+++ DATA EXTRACT

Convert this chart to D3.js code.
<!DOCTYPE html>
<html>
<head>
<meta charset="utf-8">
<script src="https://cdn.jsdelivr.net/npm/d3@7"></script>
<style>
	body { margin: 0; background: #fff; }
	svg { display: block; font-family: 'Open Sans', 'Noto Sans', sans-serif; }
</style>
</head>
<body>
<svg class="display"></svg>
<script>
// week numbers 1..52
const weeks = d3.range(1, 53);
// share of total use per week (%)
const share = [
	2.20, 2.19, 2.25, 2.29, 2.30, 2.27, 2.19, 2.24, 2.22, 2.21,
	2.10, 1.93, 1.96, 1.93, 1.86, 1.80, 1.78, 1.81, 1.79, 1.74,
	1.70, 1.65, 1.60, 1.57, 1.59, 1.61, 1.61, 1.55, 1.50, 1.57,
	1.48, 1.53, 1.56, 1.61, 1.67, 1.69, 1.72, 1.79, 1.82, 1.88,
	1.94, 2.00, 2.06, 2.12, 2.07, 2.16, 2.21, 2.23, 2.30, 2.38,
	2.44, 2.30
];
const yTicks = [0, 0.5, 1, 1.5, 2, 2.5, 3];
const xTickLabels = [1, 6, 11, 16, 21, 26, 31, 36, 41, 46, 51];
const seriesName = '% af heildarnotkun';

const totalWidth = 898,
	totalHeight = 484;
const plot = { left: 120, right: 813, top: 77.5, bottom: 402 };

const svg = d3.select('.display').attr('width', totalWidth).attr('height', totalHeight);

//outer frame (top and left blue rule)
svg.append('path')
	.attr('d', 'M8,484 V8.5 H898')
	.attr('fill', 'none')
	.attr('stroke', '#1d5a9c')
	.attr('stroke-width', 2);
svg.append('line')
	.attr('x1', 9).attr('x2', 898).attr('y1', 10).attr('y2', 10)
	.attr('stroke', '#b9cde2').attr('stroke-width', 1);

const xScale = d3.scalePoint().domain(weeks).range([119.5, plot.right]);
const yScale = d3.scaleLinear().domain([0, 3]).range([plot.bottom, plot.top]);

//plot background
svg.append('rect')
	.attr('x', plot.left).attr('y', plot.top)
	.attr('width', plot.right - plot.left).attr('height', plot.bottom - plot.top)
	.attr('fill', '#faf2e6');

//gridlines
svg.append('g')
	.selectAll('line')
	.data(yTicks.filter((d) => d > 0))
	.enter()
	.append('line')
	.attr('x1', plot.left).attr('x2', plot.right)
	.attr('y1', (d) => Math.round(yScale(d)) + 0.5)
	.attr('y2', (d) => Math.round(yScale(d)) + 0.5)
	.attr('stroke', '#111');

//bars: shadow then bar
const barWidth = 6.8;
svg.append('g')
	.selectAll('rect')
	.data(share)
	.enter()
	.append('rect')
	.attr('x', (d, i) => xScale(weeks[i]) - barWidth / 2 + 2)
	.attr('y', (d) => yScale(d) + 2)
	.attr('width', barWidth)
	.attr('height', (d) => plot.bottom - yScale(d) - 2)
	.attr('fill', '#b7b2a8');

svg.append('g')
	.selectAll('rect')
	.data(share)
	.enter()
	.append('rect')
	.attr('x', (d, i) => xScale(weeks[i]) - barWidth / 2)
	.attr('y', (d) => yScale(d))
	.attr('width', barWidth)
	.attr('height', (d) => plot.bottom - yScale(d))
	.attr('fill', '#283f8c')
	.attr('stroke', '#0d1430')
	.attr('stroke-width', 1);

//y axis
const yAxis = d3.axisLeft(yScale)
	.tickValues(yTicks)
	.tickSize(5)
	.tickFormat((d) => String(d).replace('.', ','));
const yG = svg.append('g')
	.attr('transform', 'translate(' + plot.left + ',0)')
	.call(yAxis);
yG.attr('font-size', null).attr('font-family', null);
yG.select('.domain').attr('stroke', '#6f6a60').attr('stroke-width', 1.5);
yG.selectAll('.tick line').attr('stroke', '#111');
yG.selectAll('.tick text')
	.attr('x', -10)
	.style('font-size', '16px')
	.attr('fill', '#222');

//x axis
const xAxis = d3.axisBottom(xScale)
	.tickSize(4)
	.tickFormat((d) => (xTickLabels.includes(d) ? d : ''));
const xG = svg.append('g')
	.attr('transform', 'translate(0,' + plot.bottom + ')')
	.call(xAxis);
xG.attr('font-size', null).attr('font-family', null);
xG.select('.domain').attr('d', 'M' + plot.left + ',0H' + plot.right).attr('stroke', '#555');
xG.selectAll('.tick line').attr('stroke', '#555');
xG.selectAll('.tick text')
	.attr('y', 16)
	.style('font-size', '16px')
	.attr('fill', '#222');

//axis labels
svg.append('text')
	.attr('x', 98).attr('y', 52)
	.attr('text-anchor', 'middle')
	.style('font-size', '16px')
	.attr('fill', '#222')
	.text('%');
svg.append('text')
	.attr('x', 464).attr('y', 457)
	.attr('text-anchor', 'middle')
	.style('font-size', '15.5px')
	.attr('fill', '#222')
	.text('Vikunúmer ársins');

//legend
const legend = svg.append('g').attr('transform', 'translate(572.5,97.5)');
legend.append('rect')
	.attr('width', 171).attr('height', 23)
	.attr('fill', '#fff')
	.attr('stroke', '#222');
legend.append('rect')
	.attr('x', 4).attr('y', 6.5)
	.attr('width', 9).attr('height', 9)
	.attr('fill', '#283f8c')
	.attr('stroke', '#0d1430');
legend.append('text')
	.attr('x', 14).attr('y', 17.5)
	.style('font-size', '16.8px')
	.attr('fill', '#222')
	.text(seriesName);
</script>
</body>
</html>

++++++

**PROBLEM DETAILS**
Copy out the whole listing exactly; please set it all down.

**CORRECT ANSWER**
Convert this chart to D3.js code.
<!DOCTYPE html>
<html>
<head>
<meta charset="utf-8">
<script src="https://cdn.jsdelivr.net/npm/d3@7"></script>
<style>
	body { margin: 0; background: #fff; }
	svg { display: block; font-family: 'Open Sans', 'Noto Sans', sans-serif; }
</style>
</head>
<body>
<svg class="display"></svg>
<script>
// week numbers 1..52
const weeks = d3.range(1, 53);
// share of total use per week (%)
const share = [
	2.20, 2.19, 2.25, 2.29, 2.30, 2.27, 2.19, 2.24, 2.22, 2.21,
	2.10, 1.93, 1.96, 1.93, 1.86, 1.80, 1.78, 1.81, 1.79, 1.74,
	1.70, 1.65, 1.60, 1.57, 1.59, 1.61, 1.61, 1.55, 1.50, 1.57,
	1.48, 1.53, 1.56, 1.61, 1.67, 1.69, 1.72, 1.79, 1.82, 1.88,
	1.94, 2.00, 2.06, 2.12, 2.07, 2.16, 2.21, 2.23, 2.30, 2.38,
	2.44, 2.30
];
const yTicks = [0, 0.5, 1, 1.5, 2, 2.5, 3];
const xTickLabels = [1, 6, 11, 16, 21, 26, 31, 36, 41, 46, 51];
const seriesName = '% af heildarnotkun';

const totalWidth = 898,
	totalHeight = 484;
const plot = { left: 120, right: 813, top: 77.5, bottom: 402 };

const svg = d3.select('.display').attr('width', totalWidth).attr('height', totalHeight);

//outer frame (top and left blue rule)
svg.append('path')
	.attr('d', 'M8,484 V8.5 H898')
	.attr('fill', 'none')
	.attr('stroke', '#1d5a9c')
	.attr('stroke-width', 2);
svg.append('line')
	.attr('x1', 9).attr('x2', 898).attr('y1', 10).attr('y2', 10)
	.attr('stroke', '#b9cde2').attr('stroke-width', 1);

const xScale = d3.scalePoint().domain(weeks).range([119.5, plot.right]);
const yScale = d3.scaleLinear().domain([0, 3]).range([plot.bottom, plot.top]);

//plot background
svg.append('rect')
	.attr('x', plot.left).attr('y', plot.top)
	.attr('width', plot.right - plot.left).attr('height', plot.bottom - plot.top)
	.attr('fill', '#faf2e6');

//gridlines
svg.append('g')
	.selectAll('line')
	.data(yTicks.filter((d) => d > 0))
	.enter()
	.append('line')
	.attr('x1', plot.left).attr('x2', plot.right)
	.attr('y1', (d) => Math.round(yScale(d)) + 0.5)
	.attr('y2', (d) => Math.round(yScale(d)) + 0.5)
	.attr('stroke', '#111');

//bars: shadow then bar
const barWidth = 6.8;
svg.append('g')
	.selectAll('rect')
	.data(share)
	.enter()
	.append('rect')
	.attr('x', (d, i) => xScale(weeks[i]) - barWidth / 2 + 2)
	.attr('y', (d) => yScale(d) + 2)
	.attr('width', barWidth)
	.attr('height', (d) => plot.bottom - yScale(d) - 2)
	.attr('fill', '#b7b2a8');

svg.append('g')
	.selectAll('rect')
	.data(share)
	.enter()
	.append('rect')
	.attr('x', (d, i) => xScale(weeks[i]) - barWidth / 2)
	.attr('y', (d) => yScale(d))
	.attr('width', barWidth)
	.attr('height', (d) => plot.bottom - yScale(d))
	.attr('fill', '#283f8c')
	.attr('stroke', '#0d1430')
	.attr('stroke-width', 1);

//y axis
const yAxis = d3.axisLeft(yScale)
	.tickValues(yTicks)
	.tickSize(5)
	.tickFormat((d) => String(d).replace('.', ','));
const yG = svg.append('g')
	.attr('transform', 'translate(' + plot.left + ',0)')
	.call(yAxis);
yG.attr('font-size', null).attr('font-family', null);
yG.select('.domain').attr('stroke', '#6f6a60').attr('stroke-width', 1.5);
yG.selectAll('.tick line').attr('stroke', '#111');
yG.selectAll('.tick text')
	.attr('x', -10)
	.style('font-size', '16px')
	.attr('fill', '#222');

//x axis
const xAxis = d3.axisBottom(xScale)
	.tickSize(4)
	.tickFormat((d) => (xTickLabels.includes(d) ? d : ''));
const xG = svg.append('g')
	.attr('transform', 'translate(0,' + plot.bottom + ')')
	.call(xAxis);
xG.attr('font-size', null).attr('font-family', null);
xG.select('.domain').attr('d', 'M' + plot.left + ',0H' + plot.right).attr('stroke', '#555');
xG.selectAll('.tick line').attr('stroke', '#555');
xG.selectAll('.tick text')
	.attr('y', 16)
	.style('font-size', '16px')
	.attr('fill', '#222');

//axis labels
svg.append('text')
	.attr('x', 98).attr('y', 52)
	.attr('text-anchor', 'middle')
	.style('font-size', '16px')
	.attr('fill', '#222')
	.text('%');
svg.append('text')
	.attr('x', 464).attr('y', 457)
	.attr('text-anchor', 'middle')
	.style('font-size', '15.5px')
	.attr('fill', '#222')
	.text('Vikunúmer ársins');

//legend
const legend = svg.append('g').attr('transform', 'translate(572.5,97.5)');
legend.append('rect')
	.attr('width', 171).attr('height', 23)
	.attr('fill', '#fff')
	.attr('stroke', '#222');
legend.append('rect')
	.attr('x', 4).attr('y', 6.5)
	.attr('width', 9).attr('height', 9)
	.attr('fill', '#283f8c')
	.attr('stroke', '#0d1430');
legend.append('text')
	.attr('x', 14).attr('y', 17.5)
	.style('font-size', '16.8px')
	.attr('fill', '#222')
	.text(seriesName);
</script>
</body>
</html>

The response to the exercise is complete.